Shipping prices have begun increasing again due to another wave of COVID-19, a sudden rise in crude oil prices, and an immense bottleneck at several ports in China, the United States, and Europe. Industry sources estimate a 15% to 20% increase in sea freight costs for outbound cargo from Asia to the North American or European countries due to unforeseen delays in cargo clearance at various ports. In Asia, trans-shipping ports in Singapore and Hong Kong are immensely congested with many vessels waiting to take dock for their re-route. With this rise, the average export cargo price for a 40-foot container from Mumbai, India is estimated at USD $4,900 and that from Mundra and Chennai at USD $5000 and USD $5200 respectively. International shipping rates had reached a record high in November 2021 but were reduced later due to a decreasing number of new COVID-19 Cases.

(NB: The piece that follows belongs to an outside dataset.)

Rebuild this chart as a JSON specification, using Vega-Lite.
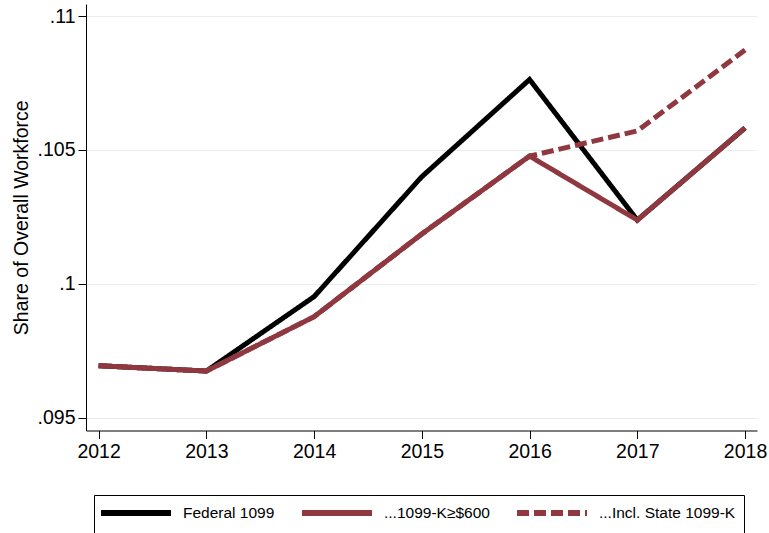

Partial closure of ports in China due to an increase in COVID-19 cases is anticipated to affect the shortage of supplies worldwide in the next few weeks, with Africa likely to be most impacted. China is one of Africa’s leading exporters of goods, with statistics indicating that the China-Africa trade touched USD $185.2 Bn between January to September 2021, up 38.2% Y-O-Y. Several shipping companies have halted operations in at least 3 China ports, including Shanghai and Shenzhen, which remain partially closed. The shipping lines said they are re-evaluating the situation before recommencing operations. With the Chinese Lunar New Year festival and Winter Olympic coming, cargo fees are expected to stay firm for the next couple of weeks. The unexpected surge in freight charges also got support from increasing crude oil prices. India has begun using diplomatic networks to urge producing nations to increase crude oil production with the purpose to cool down prices. While China has started releasing stock from its strategic resources to set up pressure on key producing countries.